2929.141(A)(1) does not grant the trial court any discretion. If the trial court chooses to
impose an additional prison term for a violation of post-release control, the defendant
must serve the additional term consecutive to the prison term for the new felony. R.C.
2929.141(A)(1); State v. Baker, 5th Dist. Ashland No. 20 COA 011, 2020-Ohio-3199.
“Because consecutive sentencing for such a prison term is statutorily required, no findings
are necessary.” State v. Byrd, 2nd Dist. Champaign No. 2020-CA-30, 2021-Ohio-1893;
State v. Hahn, 5th Dist. Muskingum No. CT2018-0057, 2019-Ohio-3451.
{¶36} In State v. Bishop, 156 Ohio St.3d 156, 2018-Ohio-5132, 124 N.E.3d 766,
the Ohio Supreme Court held a trial court must inform a defendant who is on post-release
control and is pleading guilty to a new felony offense of the trial court’s authority to revoke
the defendant’s post-release control and impose a prison term consecutively to any term
of imprisonment it imposes for that new felony offense. State v. Krouskoupf, 5th Dist.
Muskingum No. CT2018-0020, 2019-Ohio-806.
{¶37} A majority of the Ohio Supreme Court found in Bishop:
Ashland County, Case No. 21-COA-006 11
Crim.R. 11(C)(2)(a) requires a trial court to advise a criminal defendant on
post-release control for a prior felony, during his plea hearing in a new
felony case, of the trial court’s authority under R.C. 2929.141 to terminate
the defendant’s existing post-release control and to impose a consecutive
sentence for the post-release control violations.
{¶38} Upon our review of the change of plea hearing, we find the trial court
informed appellant there was a potential post-release control prison sanction in this case.
The trial court specifically stated that the court could impose all or part of the remaining
post-release control supervision time of 1,698 days consecutive to the prison sentence
for the aggravated possession of drugs charge. Appellant stated he understood.
Appellant again confirmed he understood there was the potential for 1,698 days of post-
release control enhancement time to be imposed consecutive to the potential sentence
for the new felony.
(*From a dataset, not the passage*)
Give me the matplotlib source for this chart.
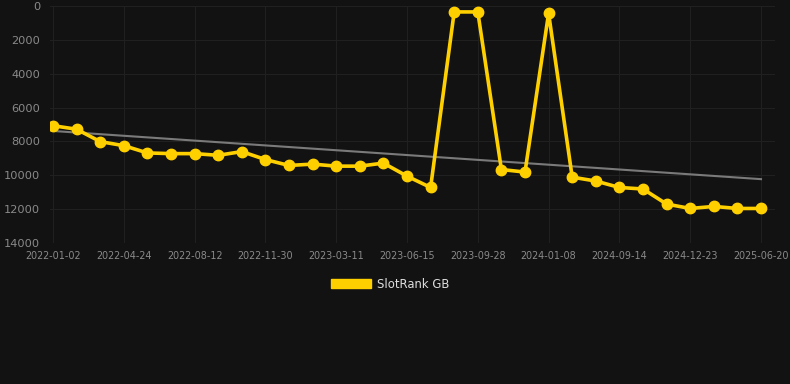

Appellant stated he understood that, in a worst-case scenario, the
court could impose a twelve (12) month prison sentence on the aggravated possession
of drugs charge and then impose 1,698 days for a total of 5 and 2/3 years in prison.
{¶39} We find the trial court complied with the requirements of Bishop and R.C.
2929.141.
{¶40} Based on the foregoing, appellant’s proposed assignments of error are
overruled.
Ashland County, Case No. 21-COA-006 12
{¶41} After independently reviewing the record, we agree with counsel’s
conclusion that no arguably meritorious claims exist upon which to base an appeal. Thus,
we find the appeal to be wholly frivolous under Anders, grant counsel’s request to
withdraw, and affirm the judgment of the Ashland County Court of Common Pleas.